フィルマン

風立ちぬのフィルマンのレビュー・感想・評価

風立ちぬ(2013年製作の映画)
1.0
宮崎駿というより、鈴木敏夫の意向全開と感じたのでこれが引退作なのは残念。企画を立ち上げたのも鈴木、渋る宮崎を説得したのも鈴木、主人公の声を提案したのも鈴木。
起伏のない話をだらーっと引き伸ばして展開されるのにはまいった。宮崎駿の映画で何度も時間を確認したのは初めてだ。ここカットしていいんじゃない?という無くてもいいシーンが多すぎる。
キーワードになるはずの「美しい」「きれい」というセリフを其処此処で連呼してしまってるので、いざというときに締まらない。「美しい」を言いすぎて安っぽい言葉に落ちてしまってるのが宮崎駿らしくないと感じた。
例えばもののけ姫の「美しい」はしっかり決まっていた。なぜならそのセリフの前にアシタカが何かと美しい美しいと言うようなキャラではないからだ。

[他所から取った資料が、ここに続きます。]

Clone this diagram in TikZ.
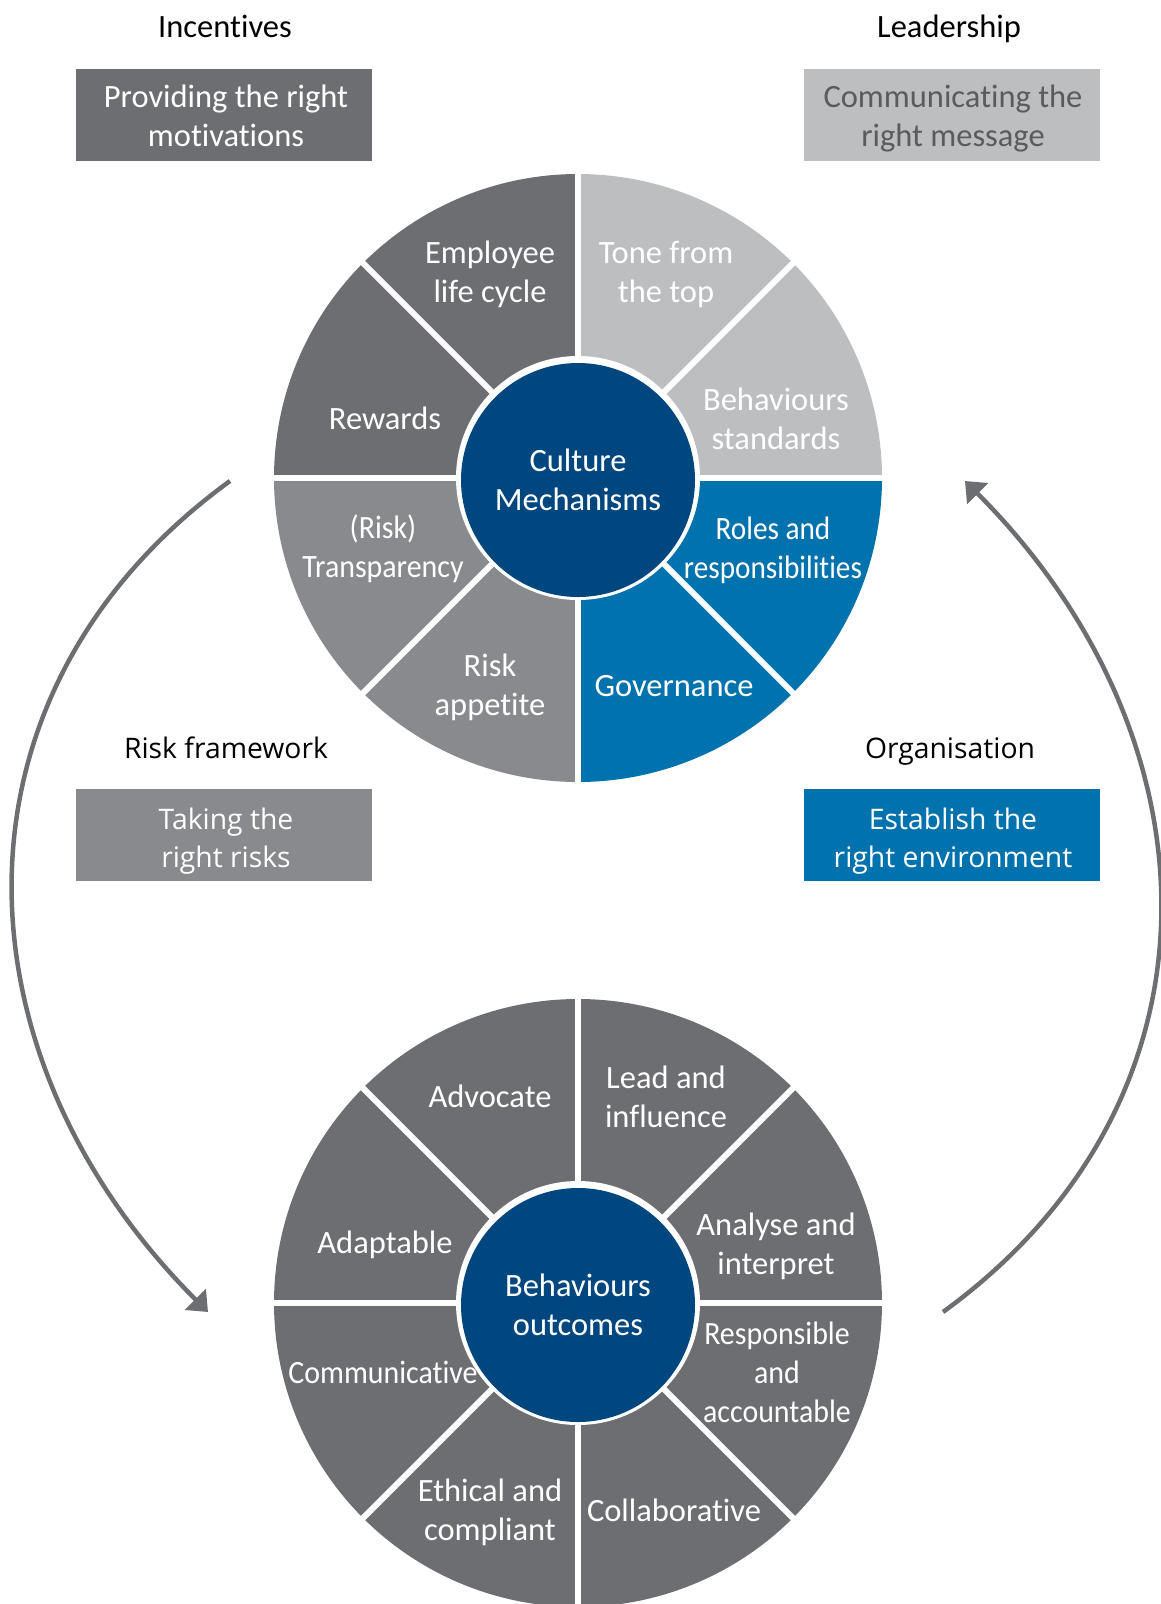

ハッキリ言えばこの映画はアニメーションである必要がまったくない。低予算の実写邦画に掃いて捨てるほどあるような内容だ。地味で、退屈で、印象的な音楽もセリフもなく、観客にとってはどうでもいいようなところに妙に拘る自己満足気質な一部の実写邦画をアニメにしただけ。
宮崎駿の作品はアニメーションだからこそ表現できる映像が多彩で新鮮だったのに、なぜ最後の最後でアニメを捨ててしまったのか。